When we plot the batter standard deviation estimates, we see a clear pattern. There is a steady drop in the batter standard deviation estimates from 2011 through 2019.

Takeaways

  • I’ve written a single R function fit_model() (found on my gist Github site) that does all of these calculations. The input is a Retrosheet play-by-play data frame and the output is (1) the batter-pitcher matchup data, (2) the graph of these data, (3) the estimates of the random effects and (4) the estimates at the batter and pitcher standard deviations.
  • As one would expect, this shows that most of the variability in the home run rates is due to differences in batters compared to differences in pitchers. So it makes sense to focus on home run leaders among batters.

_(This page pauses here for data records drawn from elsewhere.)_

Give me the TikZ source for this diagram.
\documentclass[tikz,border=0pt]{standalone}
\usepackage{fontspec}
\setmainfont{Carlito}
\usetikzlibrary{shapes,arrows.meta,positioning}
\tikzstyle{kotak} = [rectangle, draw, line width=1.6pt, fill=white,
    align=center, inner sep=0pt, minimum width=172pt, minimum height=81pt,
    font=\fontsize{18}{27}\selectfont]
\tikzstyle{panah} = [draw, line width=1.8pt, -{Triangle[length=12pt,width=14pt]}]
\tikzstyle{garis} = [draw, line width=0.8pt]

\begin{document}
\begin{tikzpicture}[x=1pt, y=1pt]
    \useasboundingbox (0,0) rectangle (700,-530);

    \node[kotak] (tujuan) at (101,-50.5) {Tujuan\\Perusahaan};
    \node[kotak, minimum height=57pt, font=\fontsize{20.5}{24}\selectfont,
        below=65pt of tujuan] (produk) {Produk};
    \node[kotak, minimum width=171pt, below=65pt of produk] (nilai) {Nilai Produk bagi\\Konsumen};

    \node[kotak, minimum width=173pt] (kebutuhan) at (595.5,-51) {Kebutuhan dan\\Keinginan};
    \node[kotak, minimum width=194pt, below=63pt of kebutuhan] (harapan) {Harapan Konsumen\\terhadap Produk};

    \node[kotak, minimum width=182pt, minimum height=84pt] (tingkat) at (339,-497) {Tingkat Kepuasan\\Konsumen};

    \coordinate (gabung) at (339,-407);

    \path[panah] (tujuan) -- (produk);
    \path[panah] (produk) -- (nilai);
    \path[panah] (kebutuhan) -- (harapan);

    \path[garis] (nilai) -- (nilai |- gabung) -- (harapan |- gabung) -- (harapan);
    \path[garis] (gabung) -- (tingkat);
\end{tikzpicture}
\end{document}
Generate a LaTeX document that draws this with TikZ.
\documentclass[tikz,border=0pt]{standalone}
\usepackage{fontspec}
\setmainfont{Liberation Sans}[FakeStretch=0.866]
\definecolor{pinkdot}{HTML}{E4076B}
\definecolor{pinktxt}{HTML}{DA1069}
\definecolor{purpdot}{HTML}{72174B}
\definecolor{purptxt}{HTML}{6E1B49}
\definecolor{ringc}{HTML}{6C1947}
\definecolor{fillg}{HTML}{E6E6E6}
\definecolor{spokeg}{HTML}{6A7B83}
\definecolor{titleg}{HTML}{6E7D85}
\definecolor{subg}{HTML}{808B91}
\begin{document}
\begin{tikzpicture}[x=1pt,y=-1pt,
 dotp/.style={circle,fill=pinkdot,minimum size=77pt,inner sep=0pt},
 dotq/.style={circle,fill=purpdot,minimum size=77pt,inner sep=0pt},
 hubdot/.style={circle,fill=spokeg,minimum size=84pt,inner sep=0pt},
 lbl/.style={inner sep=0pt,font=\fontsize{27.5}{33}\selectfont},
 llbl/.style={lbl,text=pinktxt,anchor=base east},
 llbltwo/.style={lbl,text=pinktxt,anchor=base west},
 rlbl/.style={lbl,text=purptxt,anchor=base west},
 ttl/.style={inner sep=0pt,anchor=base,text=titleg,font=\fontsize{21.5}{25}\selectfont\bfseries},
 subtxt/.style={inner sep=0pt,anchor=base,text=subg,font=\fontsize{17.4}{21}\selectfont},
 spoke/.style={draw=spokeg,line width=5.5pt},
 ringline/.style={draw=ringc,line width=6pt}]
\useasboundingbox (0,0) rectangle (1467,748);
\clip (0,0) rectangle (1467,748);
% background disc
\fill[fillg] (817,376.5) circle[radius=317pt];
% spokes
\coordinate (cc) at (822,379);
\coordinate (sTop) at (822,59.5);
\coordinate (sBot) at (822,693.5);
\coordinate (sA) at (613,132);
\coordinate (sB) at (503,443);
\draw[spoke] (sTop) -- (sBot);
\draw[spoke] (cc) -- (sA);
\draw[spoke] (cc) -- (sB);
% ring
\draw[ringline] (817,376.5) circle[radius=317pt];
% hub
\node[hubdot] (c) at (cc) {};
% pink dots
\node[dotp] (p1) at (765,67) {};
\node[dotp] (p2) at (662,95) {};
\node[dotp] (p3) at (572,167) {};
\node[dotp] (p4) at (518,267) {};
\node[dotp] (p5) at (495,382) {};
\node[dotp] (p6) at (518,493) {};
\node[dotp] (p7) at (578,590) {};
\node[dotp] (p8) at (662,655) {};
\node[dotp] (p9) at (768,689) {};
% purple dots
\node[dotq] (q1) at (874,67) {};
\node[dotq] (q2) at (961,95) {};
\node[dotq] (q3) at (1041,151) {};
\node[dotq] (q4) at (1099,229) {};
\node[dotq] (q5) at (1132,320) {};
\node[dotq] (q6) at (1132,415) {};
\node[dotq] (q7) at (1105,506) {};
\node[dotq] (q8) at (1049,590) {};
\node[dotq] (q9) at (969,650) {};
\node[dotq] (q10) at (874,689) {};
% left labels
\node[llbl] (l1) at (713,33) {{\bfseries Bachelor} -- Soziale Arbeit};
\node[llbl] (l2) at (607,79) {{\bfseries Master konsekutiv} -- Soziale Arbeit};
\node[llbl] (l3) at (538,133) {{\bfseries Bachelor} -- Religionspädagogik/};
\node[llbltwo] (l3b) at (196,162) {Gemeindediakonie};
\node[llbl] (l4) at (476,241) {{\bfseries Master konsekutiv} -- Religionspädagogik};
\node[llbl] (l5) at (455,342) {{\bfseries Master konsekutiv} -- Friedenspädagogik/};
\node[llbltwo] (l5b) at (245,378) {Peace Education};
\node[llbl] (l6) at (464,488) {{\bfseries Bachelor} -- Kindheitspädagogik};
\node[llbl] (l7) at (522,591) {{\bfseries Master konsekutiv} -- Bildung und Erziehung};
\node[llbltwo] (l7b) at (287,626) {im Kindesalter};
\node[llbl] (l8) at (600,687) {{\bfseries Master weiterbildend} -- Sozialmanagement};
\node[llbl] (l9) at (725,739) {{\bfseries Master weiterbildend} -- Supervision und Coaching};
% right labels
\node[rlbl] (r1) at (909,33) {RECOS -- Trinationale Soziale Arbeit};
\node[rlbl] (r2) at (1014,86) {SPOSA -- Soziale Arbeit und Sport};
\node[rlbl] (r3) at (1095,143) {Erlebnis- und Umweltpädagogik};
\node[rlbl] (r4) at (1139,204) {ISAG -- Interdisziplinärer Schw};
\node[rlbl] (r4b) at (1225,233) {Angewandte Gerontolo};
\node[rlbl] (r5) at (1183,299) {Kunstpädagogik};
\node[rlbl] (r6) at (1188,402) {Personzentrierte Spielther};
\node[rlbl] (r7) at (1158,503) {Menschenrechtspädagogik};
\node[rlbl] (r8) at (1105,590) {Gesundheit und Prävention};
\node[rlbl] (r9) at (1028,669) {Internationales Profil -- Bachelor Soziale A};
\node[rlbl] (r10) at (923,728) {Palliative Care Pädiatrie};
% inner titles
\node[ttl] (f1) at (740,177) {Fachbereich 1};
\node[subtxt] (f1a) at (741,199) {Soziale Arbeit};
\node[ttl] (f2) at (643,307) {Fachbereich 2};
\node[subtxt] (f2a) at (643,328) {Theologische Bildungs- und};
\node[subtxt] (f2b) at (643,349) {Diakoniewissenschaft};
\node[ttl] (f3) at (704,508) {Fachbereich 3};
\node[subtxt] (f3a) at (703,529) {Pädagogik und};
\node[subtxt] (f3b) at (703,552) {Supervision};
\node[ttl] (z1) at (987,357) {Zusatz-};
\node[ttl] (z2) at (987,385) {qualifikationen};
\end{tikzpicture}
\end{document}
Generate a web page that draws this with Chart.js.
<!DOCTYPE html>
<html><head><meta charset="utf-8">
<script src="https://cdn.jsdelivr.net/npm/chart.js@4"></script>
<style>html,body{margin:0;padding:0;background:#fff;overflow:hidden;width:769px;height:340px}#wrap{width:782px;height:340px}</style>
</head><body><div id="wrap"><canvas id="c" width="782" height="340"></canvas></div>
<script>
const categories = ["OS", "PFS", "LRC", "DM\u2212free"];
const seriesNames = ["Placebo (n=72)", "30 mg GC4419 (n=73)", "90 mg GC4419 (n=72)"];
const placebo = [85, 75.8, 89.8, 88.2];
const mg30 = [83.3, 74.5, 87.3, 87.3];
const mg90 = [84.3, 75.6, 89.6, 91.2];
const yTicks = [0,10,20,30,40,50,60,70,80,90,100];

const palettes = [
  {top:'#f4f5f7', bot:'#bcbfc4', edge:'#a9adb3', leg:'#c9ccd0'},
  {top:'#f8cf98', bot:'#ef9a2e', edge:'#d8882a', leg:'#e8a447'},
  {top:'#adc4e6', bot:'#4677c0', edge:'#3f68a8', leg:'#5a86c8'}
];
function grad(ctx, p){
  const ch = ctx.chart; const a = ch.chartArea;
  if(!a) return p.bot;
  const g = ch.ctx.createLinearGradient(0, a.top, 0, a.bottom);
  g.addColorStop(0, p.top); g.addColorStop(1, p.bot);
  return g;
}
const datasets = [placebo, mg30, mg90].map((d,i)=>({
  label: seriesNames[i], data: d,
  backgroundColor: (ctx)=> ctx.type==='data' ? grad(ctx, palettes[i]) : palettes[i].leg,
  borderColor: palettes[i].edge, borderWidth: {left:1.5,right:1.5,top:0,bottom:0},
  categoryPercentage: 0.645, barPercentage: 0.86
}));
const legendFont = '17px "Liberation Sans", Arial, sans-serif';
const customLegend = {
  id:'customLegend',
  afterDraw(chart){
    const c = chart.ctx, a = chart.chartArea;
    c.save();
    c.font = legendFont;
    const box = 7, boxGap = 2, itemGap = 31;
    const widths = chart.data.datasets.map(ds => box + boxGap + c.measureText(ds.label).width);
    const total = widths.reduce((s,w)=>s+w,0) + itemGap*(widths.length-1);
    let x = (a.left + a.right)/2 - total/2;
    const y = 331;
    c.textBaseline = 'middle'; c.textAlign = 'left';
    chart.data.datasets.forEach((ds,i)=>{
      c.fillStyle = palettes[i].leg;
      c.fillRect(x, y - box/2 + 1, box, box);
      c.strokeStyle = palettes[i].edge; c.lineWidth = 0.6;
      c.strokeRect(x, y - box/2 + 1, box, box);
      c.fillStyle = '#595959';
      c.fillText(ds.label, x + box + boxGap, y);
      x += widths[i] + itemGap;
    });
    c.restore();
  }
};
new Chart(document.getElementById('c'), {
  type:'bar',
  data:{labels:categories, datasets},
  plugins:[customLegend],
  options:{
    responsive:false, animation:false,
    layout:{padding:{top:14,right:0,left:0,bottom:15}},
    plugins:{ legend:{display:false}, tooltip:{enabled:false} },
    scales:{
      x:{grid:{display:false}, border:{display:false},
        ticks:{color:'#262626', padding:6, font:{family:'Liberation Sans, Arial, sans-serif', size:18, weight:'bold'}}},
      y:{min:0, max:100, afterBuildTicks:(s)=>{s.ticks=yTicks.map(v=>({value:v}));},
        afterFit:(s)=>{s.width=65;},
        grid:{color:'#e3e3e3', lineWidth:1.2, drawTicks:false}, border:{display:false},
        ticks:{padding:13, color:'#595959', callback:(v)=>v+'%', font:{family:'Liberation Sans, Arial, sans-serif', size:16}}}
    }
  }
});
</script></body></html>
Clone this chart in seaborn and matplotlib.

  • But batters are getting more similar in home run ability, as demonstrated by the decreasing value of the batter standard deviation. It is notable that the smallest value of the home run standard deviation was achieved in 2019.
  • This is reminiscent of Stephen Jay Gould’s batting average study. Gould thought that we would never see a .400 batting average due to the decreasing standard deviation of the AVGs in recent seasons. In a similar fashion one might wonder if we will never again see a 70 home run season performance due to the shrinking standard deviation of the batter standard deviations.
  • This is an interesting area of research which deserves further study. For example, one could use this random effects model to predict the home run production in future seasons. In particular, one could predict the leading home run count in 2020. Another question would be about these extreme match up stats (the 5 HR out of 7 BIP and the 4 HR out of 6 BIP instances from the 2019 season). Are these extreme stats unusual assuming our random effects model that does not include any interaction terms? One could use a predictive check to see what outliers are predicted from our model.